Task goal: Write out the full listing exactly as given, minus the images.

Supplied information:
= = = =

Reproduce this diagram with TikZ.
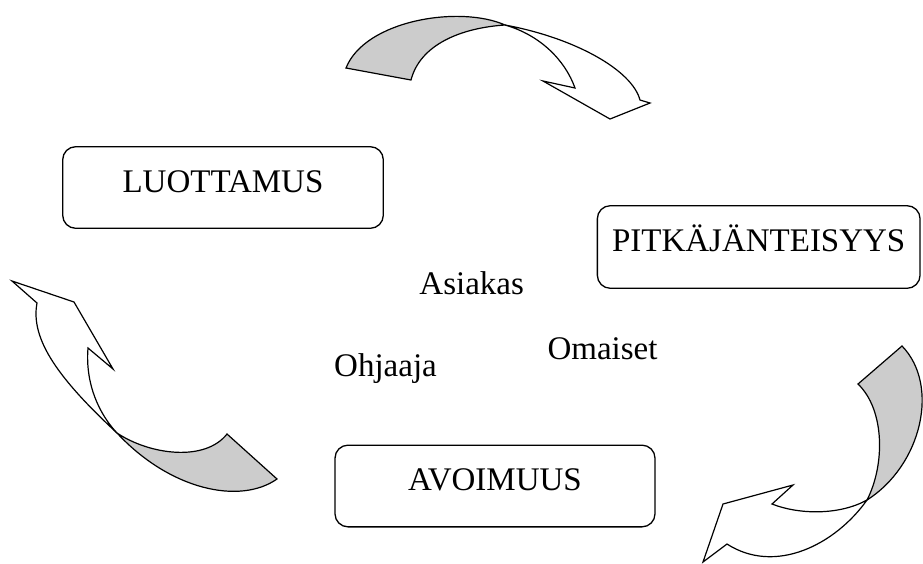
\documentclass[tikz,border=0pt]{standalone}
\usepackage{fontspec}
\setmainfont{Liberation Serif}
\usepackage{tikz}

\begin{document}
\begin{tikzpicture}[x=1pt,y=-1pt,
  every node/.style={font=\fontsize{33}{38}\selectfont},
  valuebox/.style={draw,line width=1.3pt,rounded corners=13pt,text height=21.8pt,text depth=12pt,inner sep=0pt},
  ribbon/.style={draw,fill=white,line width=1.2pt,line join=miter},
  backside/.style={draw,fill=black!20,line width=1.2pt,line join=miter}]
\useasboundingbox (0,0) rectangle (923,563);

% arvot
\node[valuebox,minimum width=320.6pt,minimum height=81.6pt] (luottamus) at (223,187.5) {LUOTTAMUS};
\node[valuebox,minimum width=322.7pt,minimum height=82.6pt] (pitka) at (758.7,247) {PITKÄJÄNTEISYYS};
\node[valuebox,minimum width=320pt,minimum height=81.7pt] (avoimuus) at (495,486) {AVOIMUUS};

% osapuolet
\node[anchor=base] (asiakas) at (471.7,294) {Asiakas};
\node[anchor=base] (omaiset) at (602.5,359.3) {Omaiset};
\node[anchor=base] (ohjaaja) at (385.5,376.7) {Ohjaaja};

% ylanuoli
\draw[ribbon] (505,25) .. controls (575,38) and (632,70) .. (640,100)
  -- (650,103) -- (610,119) -- (543,81) -- (575,88)
  .. controls (565,60) and (540,35) .. (505,25) -- cycle;
\draw[backside] (346,68) .. controls (365,20) and (460,5) .. (505,25)
  .. controls (460,28) and (420,45) .. (411,80) -- cycle;

% oikea nuoli
\draw[ribbon] (867,500) .. controls (835,545) and (775,575) .. (727,544)
  -- (703,562) -- (723,504) -- (793,485) -- (772,504)
  .. controls (800,515) and (840,515) .. (867,500) -- cycle;
\draw[backside] (858,384) -- (902,346) .. controls (940,385) and (922,465) .. (867,500)
  .. controls (885,465) and (885,410) .. (858,384) -- cycle;

% vasen nuoli
\draw[ribbon] (117,433) .. controls (60,380) and (30,340) .. (37,303)
  -- (12,281) -- (74,302) -- (113,369) -- (88,348)
  .. controls (85,385) and (100,415) .. (117,433) -- cycle;
\draw[backside] (117,433) .. controls (150,455) and (205,462) .. (227,434)
  -- (277,479) .. controls (240,505) and (170,490) .. (117,433) -- cycle;
\end{tikzpicture}
\end{document}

= = = =

Response to the exercise:
Reproduce this diagram with TikZ.
\documentclass[tikz,border=0pt]{standalone}
\usepackage{fontspec}
\setmainfont{Liberation Serif}
\usepackage{tikz}

\begin{document}
\begin{tikzpicture}[x=1pt,y=-1pt,
  every node/.style={font=\fontsize{33}{38}\selectfont},
  valuebox/.style={draw,line width=1.3pt,rounded corners=13pt,text height=21.8pt,text depth=12pt,inner sep=0pt},
  ribbon/.style={draw,fill=white,line width=1.2pt,line join=miter},
  backside/.style={draw,fill=black!20,line width=1.2pt,line join=miter}]
\useasboundingbox (0,0) rectangle (923,563);

% arvot
\node[valuebox,minimum width=320.6pt,minimum height=81.6pt] (luottamus) at (223,187.5) {LUOTTAMUS};
\node[valuebox,minimum width=322.7pt,minimum height=82.6pt] (pitka) at (758.7,247) {PITKÄJÄNTEISYYS};
\node[valuebox,minimum width=320pt,minimum height=81.7pt] (avoimuus) at (495,486) {AVOIMUUS};

% osapuolet
\node[anchor=base] (asiakas) at (471.7,294) {Asiakas};
\node[anchor=base] (omaiset) at (602.5,359.3) {Omaiset};
\node[anchor=base] (ohjaaja) at (385.5,376.7) {Ohjaaja};

% ylanuoli
\draw[ribbon] (505,25) .. controls (575,38) and (632,70) .. (640,100)
  -- (650,103) -- (610,119) -- (543,81) -- (575,88)
  .. controls (565,60) and (540,35) .. (505,25) -- cycle;
\draw[backside] (346,68) .. controls (365,20) and (460,5) .. (505,25)
  .. controls (460,28) and (420,45) .. (411,80) -- cycle;

% oikea nuoli
\draw[ribbon] (867,500) .. controls (835,545) and (775,575) .. (727,544)
  -- (703,562) -- (723,504) -- (793,485) -- (772,504)
  .. controls (800,515) and (840,515) .. (867,500) -- cycle;
\draw[backside] (858,384) -- (902,346) .. controls (940,385) and (922,465) .. (867,500)
  .. controls (885,465) and (885,410) .. (858,384) -- cycle;

% vasen nuoli
\draw[ribbon] (117,433) .. controls (60,380) and (30,340) .. (37,303)
  -- (12,281) -- (74,302) -- (113,369) -- (88,348)
  .. controls (85,385) and (100,415) .. (117,433) -- cycle;
\draw[backside] (117,433) .. controls (150,455) and (205,462) .. (227,434)
  -- (277,479) .. controls (240,505) and (170,490) .. (117,433) -- cycle;
\end{tikzpicture}
\end{document}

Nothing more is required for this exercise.